You may have noticed at Vint Condition I very rarely sell jewelry. While I tend to buy it for my own personal collection, I tend to stay away from it as a seller mostly because there are really fabulous and knowledgeable vintage and antique sellers who specialize in jewelry items. My collection is filled with pieces from my paternal great-grandmother and both grandmothers, lockets, modern beaded jewelry, and the amazing work of Lisa from tree & kimball.
In general, I don't collect much beyond vintage clothing, far too many shoes, and so many books that I'm pretty sure my house groans in protest whenever I add more, but lately I've been really interested in starting a collection of trench art rings. What are trench art rings, you ask? During times of war (and times waiting for war) soldiers made art and jewelry from whatever they had on hand. There's many examples of beautiful pieces created from cannonballs, shell casings, or even plaited pieces of straw.
Trench art rings in specific were often made from coins using the process you see here. Many of these rings also featured scratched on inscriptions detailing the year and place of the conflict or battle. The handiwork done on each of these rings means that they really are one of a kind pieces specific to the time and the individual creating them. They also invoke pieces of forgotten history as we often neglect to remember those who fought in various and lesser-known conflicts around the world or, in fact, even retain knowledge of those conflicts at all.

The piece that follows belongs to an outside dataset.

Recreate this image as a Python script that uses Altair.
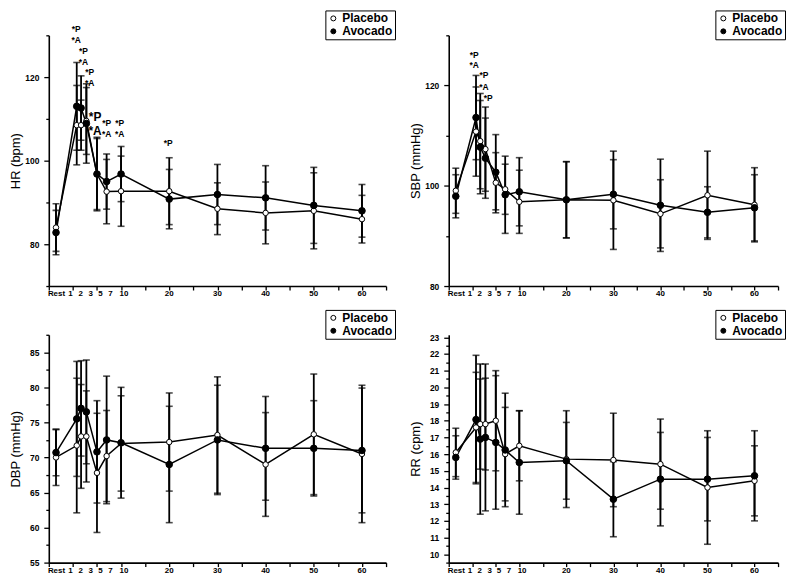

I've realized over time that even though military history was not my specialty in undergrad, I am interested in the physical remnants of those times. I can see this in the military jackets I own from my father and the military ring he bought me that I often wear. In yesterday's post you can see the army shirt I recently added to my collection and I'm certain that trench art rings are going to make their appearance on many gift lists in the future.